Sears Roebuck and Montgomery Ward (which for some reason in Montana we called “Monkey Wards”) catalogs were a staple in my childhood. When back-to-school came around, I could order one piece of clothing — usually a cardigan sweater set.
The rest of my time with the catalogs was spent paging through the pet section where you could order anything from a golden hamster to a monkey. I was sure if I begged hard and long enough that my parents would order me a donkey or a “trained pony with a saddle” (I thought that its coming with a saddle was a good angle) with a price tag of about $300. That never happened.
Sears, which began as a mail-order business for watches and jewelry, offered its first catalog in 1886. The company grew rapidly by selling a wide range of merchandise at reasonable prices to residents of small towns (like my hometown) where retail outlets were limited. At its peak, the Sears catalog offered over 100,000 items on 1,400 pages and weighed 4 pounds! It has been said, “Sears taught Americans how to shop” and became a symbol of American capitalism.
Indeed, beginning in 1908, the company offered its boldest product line ever: houses. Continuing until 1940, dozens of “kit homes” were highlighted in the Sears Modern Homes Catalog. A customer could select from models such as The Woodland, The Sherburne, The Alhambra or The Magnolia with price tags ranging from $600 to $6,000. The kits came on rail cars with all precut framing lumber and everything else needed to build the home down to the doorknobs. Sears promised that with only rudimentary carpentry skills, the new homeowner could put the kit together in less than 90 days.
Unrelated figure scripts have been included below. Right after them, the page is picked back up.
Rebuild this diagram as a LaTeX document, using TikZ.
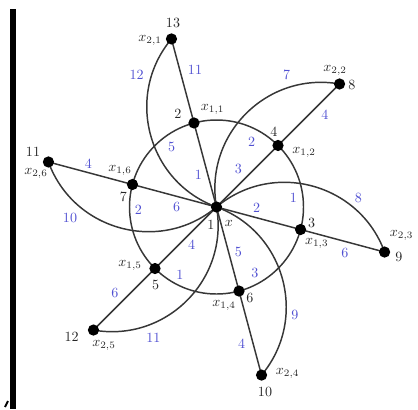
\documentclass[tikz,border=0pt]{standalone}
\usetikzlibrary{backgrounds}
\definecolor{lab}{RGB}{80,80,210}
\definecolor{ln}{RGB}{55,55,55}
\begin{document}
\begin{tikzpicture}[x=0.025cm,y=0.025cm,
  dot/.style={circle,fill=black,inner sep=0pt,minimum size=8pt},
  edge/.style={draw=ln,line width=1.05pt},
  arcedge/.style={edge,bend left=55,looseness=1.08},
  elab/.style={text=lab,inner sep=0pt},
  vlab/.style={text=black!85,inner sep=0pt}]
\useasboundingbox (0,0) rectangle (418,-409);
\fill (10,-9) rectangle (16,-409);
\draw[line width=1.4pt] (5,-407) -- (8,-401);
% vertices
\node[dot] (O) at (216.5,-207) {};
\foreach \i/\a in {1/105,2/45,3/-15,4/-75,5/-135,6/165} {
  \path (O.center) ++(\a:87) node[dot] (p\i) {};
  \path (O.center) ++(\a:174) node[dot] (q\i) {};
}
% edges
\begin{scope}[on background layer]
\draw[edge] (O.center) circle[radius=87];
\foreach \i in {1,...,6} {
  \draw[edge] (O.center) -- (p\i.center) -- (q\i.center);
  \draw[arcedge] (O.center) to (q\i.center);
}
\end{scope}
% vertex labels
\node[vlab] (n13) at (173,-23) {13};
\node[vlab] (n2) at (178,-114) {2};
\node[vlab] (n4) at (274,-132) {4};
\node[vlab] (n8) at (352,-85) {8};
\node[vlab] (n3) at (311.7,-223) {3};
\node[vlab] (n9) at (399,-257) {9};
\node[vlab] (n6) at (250,-298) {6};
\node[vlab] (n10) at (265,-392) {10};
\node[vlab] (n5) at (155.7,-285) {5};
\node[vlab] (n12) at (71.7,-336.7) {12};
\node[vlab] (n7) at (123.3,-196.7) {7};
\node[vlab] (n11) at (33,-151.7) {11};
\node[vlab] (n1) at (211,-225) {1};
\node[vlab] (x21) at (150,-40) {$x_{2,1}$};
\node[vlab] (x11) at (212.5,-109) {$x_{1,1}$};
\node[vlab] (x12) at (304,-152) {$x_{1,2}$};
\node[vlab] (x22) at (335,-70) {$x_{2,2}$};
\node[vlab] (x13) at (316.7,-243.3) {$x_{1,3}$};
\node[vlab] (x23) at (401.5,-235) {$x_{2,3}$};
\node[vlab] (x14) at (224,-305) {$x_{1,4}$};
\node[vlab] (x24) at (287.5,-373.3) {$x_{2,4}$};
\node[vlab] (x15) at (130,-265) {$x_{1,5}$};
\node[vlab] (x25) at (104,-345) {$x_{2,5}$};
\node[vlab] (x16) at (120,-170) {$x_{1,6}$};
\node[vlab] (x26) at (36,-173.3) {$x_{2,6}$};
\node[vlab] (xc) at (229,-223.3) {$x$};
% edge labels
\node[elab] (e1) at (136.7,-75) {12};
\node[elab] (e2) at (195,-70) {11};
\node[elab] (e3) at (171.7,-146.7) {5};
\node[elab] (e4) at (88.3,-163.3) {4};
\node[elab] (e5) at (198.3,-175) {1};
\node[elab] (e6) at (238.3,-169) {3};
\node[elab] (e7) at (251.7,-141.7) {2};
\node[elab] (e8) at (286.7,-75) {7};
\node[elab] (e9) at (325,-115) {4};
\node[elab] (e10) at (293.3,-198.3) {1};
\node[elab] (e11) at (358.3,-198.3) {8};
\node[elab] (e12) at (256.7,-208.3) {2};
\node[elab] (e13) at (345,-253.3) {6};
\node[elab] (e14) at (255,-273.3) {3};
\node[elab] (e15) at (238.3,-251.7) {5};
\node[elab] (e16) at (295,-315) {9};
\node[elab] (e17) at (241.7,-343.3) {4};
\node[elab] (e18) at (191.7,-245) {4};
\node[elab] (e19) at (180,-275) {1};
\node[elab] (e20) at (115,-293.3) {6};
\node[elab] (e21) at (153.3,-338.3) {11};
\node[elab] (e22) at (138.3,-210) {2};
\node[elab] (e23) at (176.7,-206.7) {6};
\node[elab] (e24) at (70,-218.3) {10};
\end{tikzpicture}
\end{document}
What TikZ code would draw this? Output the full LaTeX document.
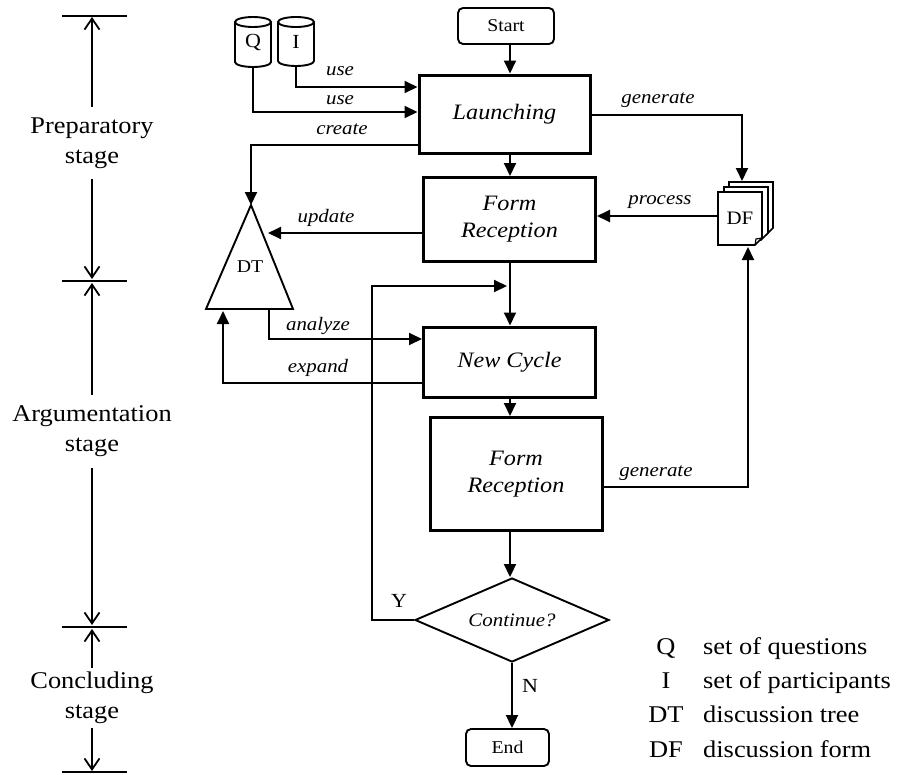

I have a friend who always identified their home in Murtaugh, Idaho, as a “Sears” house. It sat close to the railroad tracks, which makes sense because that is how the kit arrived. Her home was No. C102, The Hamilton, which originally sold for $1,379.00. She says of the home, “I loved that house; it felt like a mansion. It wasn’t perfect or glamorous, but it was to me. I loved the front porch and the balcony. It stood the test of time. With all the strong winds we’d get, it always felt solid.”
My first idea of writing about Sears houses came to me because I was told there was one on Highway 20 here in Mazama. However, I was not able to confirm that it was. In my investigational manner, I learned that there was a Sears house on the Cassal Ranch that was eventually torn down. Winthrop resident Terry Karro Maves lived in the house at one point. She said that Calloway Cassal, who owned the property and built the house, identified the model as “The Hollywood.”
The Hollywood sold for $2,351.00. The ad in the 1921 Sears Modern Homes catalog described the house: The charm and homelike aspect of this bungalow will appeal to you. It has received honorable mention in leading architectural magazines. The arrangement of the rooms conforms to approved bungalow style.
The kit included all the material to build the six-room house including mill work, lumber, lath, shingles, flooring, porch ceiling, finishing lumber, buffet, kitchen cupboard and medicine case, building paper, eaves trough, down spout, sash weights, hardware and painting material.
Another Winthrop resident, Mary Pat Bauman, lived down the road from the Cassal Ranch Sears house in year 2000. At that time, a dude-riding program was operated out of the ranch house property. The wrangler who ran it, Stephanie Anderson, introduced Mary Pat and her husband, Rick, to riding. She has fond memories of sitting on the front porch with a cold beer and listening to the chamber music festival coming from the nearby barn.
During this time, Merrill Corporation owned the house and property as well as Freestone Inn. Stephanie operated a sleigh ride program for the Freestone. She hooked up Herb and Hank, a Percheron/Quarter Horse team, and took guests from the Inn to the old house for cocoa and cookies.
When Merrill sold the 1,200 acres to the Trust for Public Lands and a few parcels were privately purchased, The Hollywood met its demise, leaving only memories of Richard Sears’ vision of middle class families moving into new houses they built themselves and, of course, filling the houses with new things bought from Sears. Brilliant.